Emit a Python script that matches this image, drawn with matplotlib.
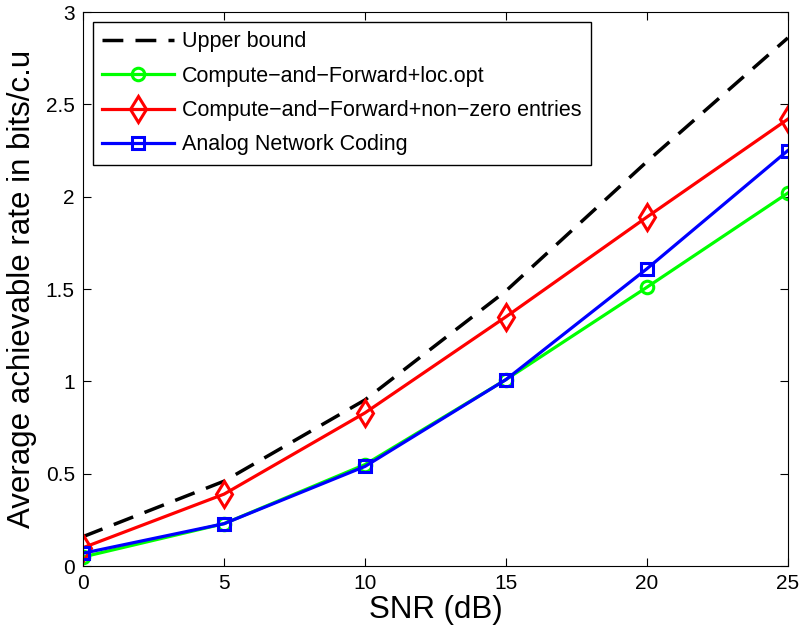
import matplotlib
matplotlib.use("Agg")
import matplotlib.pyplot as plt
import numpy as np

plt.rcParams["font.family"] = ["Liberation Sans", "DejaVu Sans"]

snr = [0, 5, 10, 15, 20, 25]
upper_bound = [0.16, 0.46, 0.90, 1.49, 2.19, 2.86]
cf_loc_opt = [0.05, 0.23, 0.55, 1.01, 1.51, 2.02]
cf_nonzero = [0.10, 0.39, 0.83, 1.35, 1.89, 2.42]
anc = [0.07, 0.23, 0.54, 1.01, 1.61, 2.25]

fig = plt.figure(figsize=(7.99, 6.34), dpi=100)
ax = fig.add_axes([0.104, 0.107, 0.882, 0.874])

ax.plot(snr, upper_bound, "k--", lw=2.5, dashes=(6, 3.5), label="Upper bound")
ax.plot(snr, cf_loc_opt, color="#00ff00", lw=2.3, marker="o", ms=9, mew=2.2,
        fillstyle="none", label="Compute\u2212and\u2212Forward+loc.opt")
ax.plot(snr, cf_nonzero, color="#ff0000", lw=2.3, marker="d", ms=13, mew=2.2,
        fillstyle="none", label="Compute\u2212and\u2212Forward+non\u2212zero entries")
ax.plot(snr, anc, color="#0000ff", lw=2.3, marker="s", ms=8.5, mew=2.2,
        fillstyle="none", label="Analog Network Coding")

ax.set_xlim(0, 25)
ax.set_ylim(0, 3)
ax.set_xticks(snr)
ax.set_yticks([0, 0.5, 1, 1.5, 2, 2.5, 3])
ax.set_yticklabels(["0", "0.5", "1", "1.5", "2", "2.5", "3"])
ax.tick_params(direction="in", top=True, right=True, labelsize=15, length=6, pad=6)
ax.set_xlabel("SNR (dB)", fontsize=22.5, labelpad=1)
ax.set_ylabel("Average achievable rate in bits/c.u", fontsize=22.5, labelpad=6)

leg = ax.legend(loc="upper left", fontsize=15.5, fancybox=False, framealpha=1,
                edgecolor="black", handlelength=3.3, handletextpad=0.4,
                borderpad=0.45, labelspacing=0.62, borderaxespad=0.45)
leg.get_frame().set_linewidth(1.0)

fig.savefig("out.png", dpi=100)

* [Written task]
Return each line of the listing that holds the string "matplotlib".

* [Exercise response]
Emit a Python script that matches this image, drawn with matplotlib.
import matplotlib
matplotlib.use("Agg")
import matplotlib.pyplot as plt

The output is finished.